L’article1792 du Code civil dispose que tout constructeur d'un ouvrage est responsable de plein droit, envers le maître ou l'acquéreur de l'ouvrage, des dommages, même résultant d'un vice du sol, qui compromettent la solidité de l'ouvrage ou qui, l'affectant dans l'un de ses éléments constitutifs ou l'un de ses éléments d'équipement, le rendent impropre à sa destination.

Une telle responsabilité n'a point lieu si le constructeur prouve que les dommages proviennent d'une cause étrangère.

L’article 1792 – 7 du Code civil énonce que ne sont pas considérés comme des éléments d'équipement d'un ouvrage au sens des articles 1792, 1792-2, 1792-3 et 1792-4 les éléments d'équipement, y compris leurs accessoires, dont la fonction exclusive est de permettre l'exercice d'une activité professionnelle dans l'ouvrage.

 

Pour une meilleure compréhension des références cités par la Cour de cassation, il convient de rappeler le contenu des articles cités.

L’article 1792 – 2 du Code civil énonce

La présomption de responsabilité établie par l'article 1792 s'étend également aux dommages qui affectent la solidité des éléments d'équipement d'un ouvrage, mais seulement lorsque ceux-ci font indissociablement corps avec les ouvrages de viabilité, de fondation, d'ossature, de clos ou de couvert.

Un élément d'équipement est considéré comme formant indissociablement corps avec l'un des ouvrages de viabilité, de fondation, d'ossature, de clos ou de couvert lorsque sa dépose, son démontage ou son remplacement ne peut s'effectuer sans détérioration ou enlèvement de matière de cet ouvrage.

 

L’article 1792 – 3 du Code civil dispose que les autres éléments d'équipement de l'ouvrage font l'objet d'une garantie de bon fonctionnement d'une durée minimale de deux ans à compter de sa réception.

 

L’article 1792 – 4 du Code civil dispose que le fabricant d'un ouvrage, d'une partie d'ouvrage ou d'un élément d'équipement conçu et produit pour satisfaire, en état de service, à des exigences précises et déterminées à l'avance, est solidairement responsable des obligations mises par les articles 1792, 1792-2 et 1792-3 à la charge du locateur d'ouvrage qui a mis en oeuvre, sans modification et conformément aux règles édictées par le fabricant, l'ouvrage, la partie d'ouvrage ou élément d'équipement considéré.

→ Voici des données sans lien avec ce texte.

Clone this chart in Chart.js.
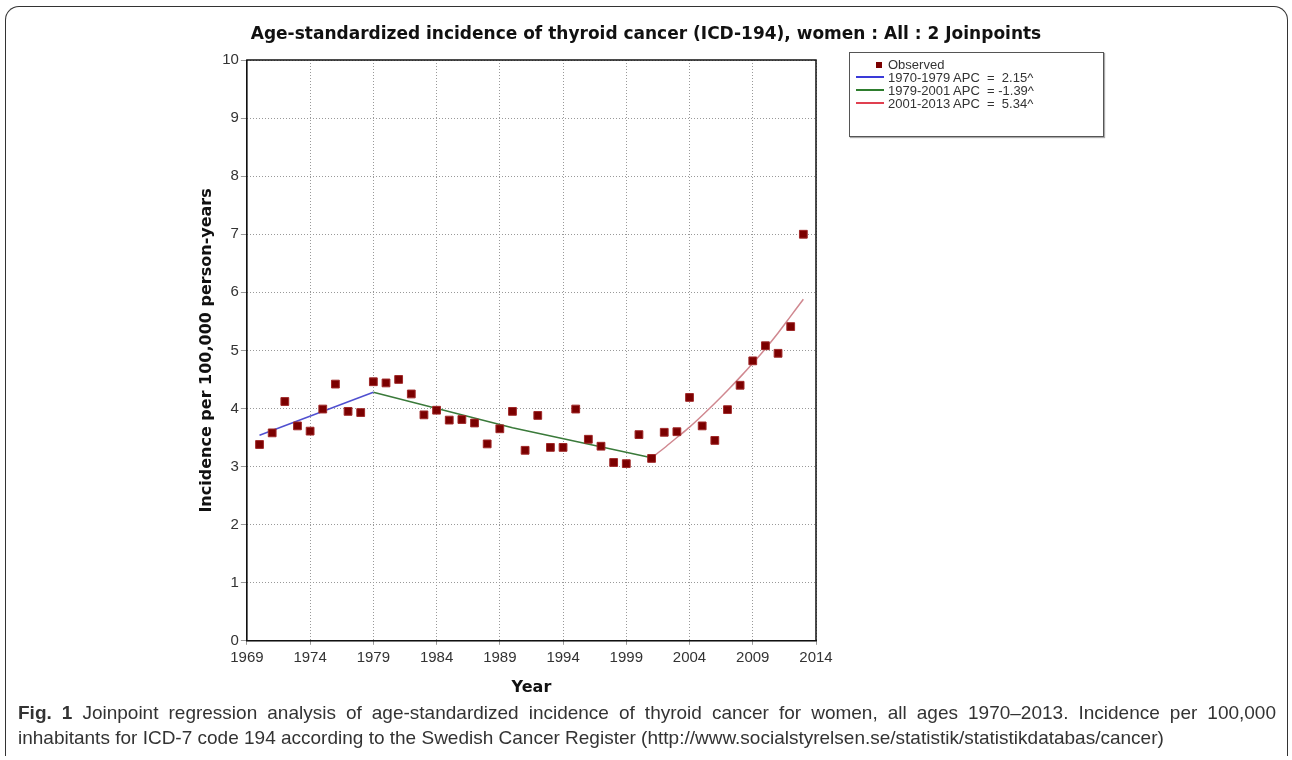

Sont assimilés à des fabricants pour l'application du présent article :

Celui qui a importé un ouvrage, une partie d'ouvrage ou un élément d'équipement fabriqué à l'étranger ;

Celui qui l'a présenté comme son oeuvre en faisant figurer sur lui son nom, sa marque ou tout autre signe distinctif.

Pour la cour d’appel, si la mise en place d'une nouvelle couverture de l'immeuble composée de modules photovoltaïques fixés sur des bacs-aciers supportés par les pannes de la charpente participe de la réalisation de l'ouvrage global, dès lors que la nouvelle couverture supporte l'unité de production, les modules photovoltaïques constituent un élément d'équipement dont le vice n'a affecté que la production industrielle d'énergie, sans porter atteinte à la solidité et à la destination de l'ouvrage immobilier.

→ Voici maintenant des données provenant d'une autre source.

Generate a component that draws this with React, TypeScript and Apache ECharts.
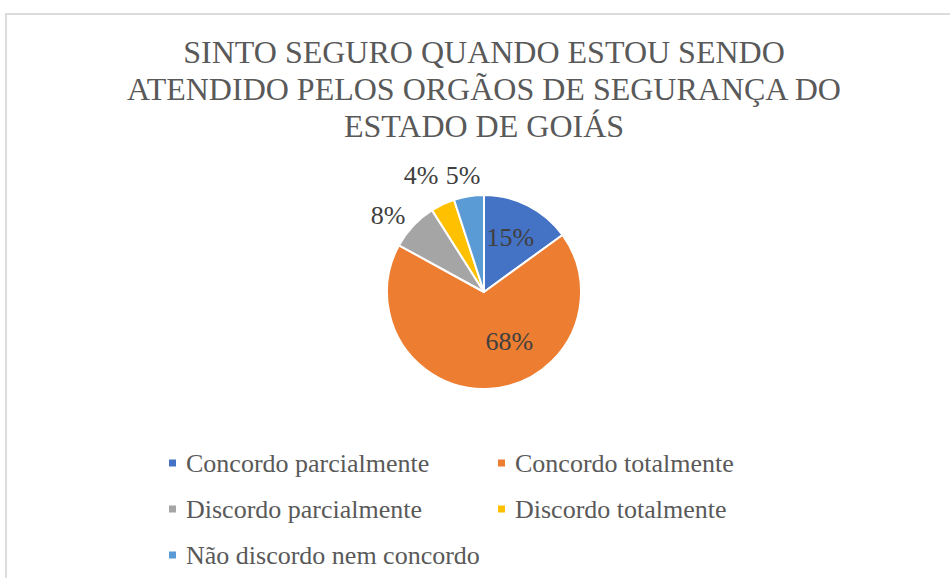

La Cour de cassation casse l’arrêt au motif que les panneaux photovoltaïques participaient de la réalisation de l'ouvrage de couverture dans son ensemble, en assurant une fonction de clos, de couvert et d'étanchéité du bâtiment.

C’est donc il s’agit donc bien d’un ouvrage.

La cour d’appel avait poursuivi en considérant que la couverture remplit son office sans qu'il y ait la moindre atteinte à sa destination, dès lors que la combustion interne des boîtiers de connexion des panneaux photovoltaïques n'avait en l'espèce été suivie d'aucun début d'incendie portant atteinte à la toiture, même si la réalisation d'un tel risque a pu exister.

Là encore l’arrêt est cassé au motif le risque avéré d'incendie de la couverture d'un bâtiment le rend impropre à sa destination. 

Ce qui est important dans cette décision est la qualification d’ouvrage de couverture des panneaux photovoltaïques qui permet d’extraire ce type d’éléments d’équipement du domaine de l’article 1792 – 7 du Code civil qui exclut de la garantie décennale les éléments d'équipement, y compris leurs accessoires, dont la fonction exclusive est de permettre l'exercice d'une activité professionnelle dans l'ouvrage dès lors qu’il compromet la solidité de l’ouvrage ou le rend impropre à sa destination.